If your data is scattered across too many tools, it is worth reading Stop Letting Every Tool Own Your Click Data: How To Build A ‘Link Control Center’ Across All Your Shorteners. It lays out why link control and reporting need to live in one place you actually control.
A simple playbook you can start this week
Audit your high-risk links
Start with links attached to paid traffic, printed materials, influencer campaigns, and QR codes. Those are the hardest to replace once they are out there.
Find direct-to-page links
Look for any short URL that points straight to a landing page, product page, or temporary promo page.
Move them to managed routes
Create a redirect rule for each important campaign link. Then update the short link to point at that rule instead of the raw destination.
Assign fallback pages
For every route, decide where traffic should go if the primary page is removed or the promo expires.
Document ownership
Someone should own the routing rules. If everyone can change them, no one really owns them. If no one owns them, old links rot quietly.
Test after every major site change
When the site team updates URLs, runs migrations, or changes templates, test your top campaign links. Five minutes of checking beats a week of wasted ad spend.
Common mistakes to avoid
Making a brand new short link for every page update
This creates reporting chaos and leaves old links roaming around the internet with outdated destinations.
Using homepage as the only fallback
It is better than a dead link, but it often kills conversions. A category page, current promo hub, or lead form is usually better.
Forgetting offline links
QR codes on posters, packaging, slides, and print pieces need change-proof routing the most. You cannot edit a brochure after it ships.

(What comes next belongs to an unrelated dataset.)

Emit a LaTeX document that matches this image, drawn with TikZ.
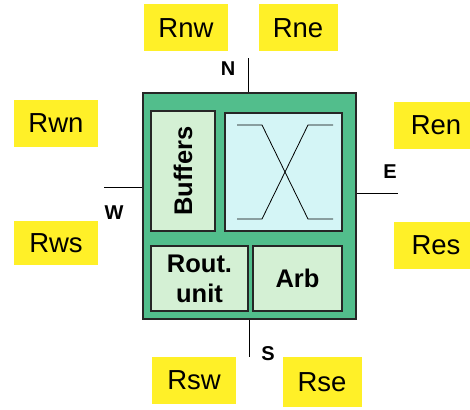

Letting different tools manage redirects in different places
Email tools, ad tools, social tools, and URL shorteners all want to handle links their own way. That is how teams lose track. Central control matters.
At a Glance: Comparison
| Feature/Aspect | Details | Verdict |
|---|---|---|
| Direct-to-page short links | Fast to create, but they break when landing pages move, promos end, or URLs change. | Fine for throwaway use, risky for paid or long-running campaigns. |
| Managed routing layer | Lets you update destinations, set date rules, segment by geo or device, and add fallbacks without changing the public link. | Best choice for protecting campaign traffic and keeping links usable over time. |
| Reporting continuity | Stable public links keep click history together even as the final destination changes behind the scenes. | Strong win for cleaner attribution and easier optimization. |
Conclusion
Campaigns do not fail only because the creative was weak or the bid was off. Sometimes they fail because a perfectly good click lands on the wrong page after a routine site update. That is fixable. Right now marketers are spinning up more landing page variants, flash offers, and geo or device specific funnels than ever, which means brittle, hard coded redirects are breaking under the load. A practical playbook for change-proof routing helps you stop wasting paid clicks on dead or outdated destinations, react faster when pages move or promos shift, and keep historical reporting clean while you quietly update where each visitor lands behind the scenes. Set up the routing layer once, and future-you will spend a lot less time putting out link fires.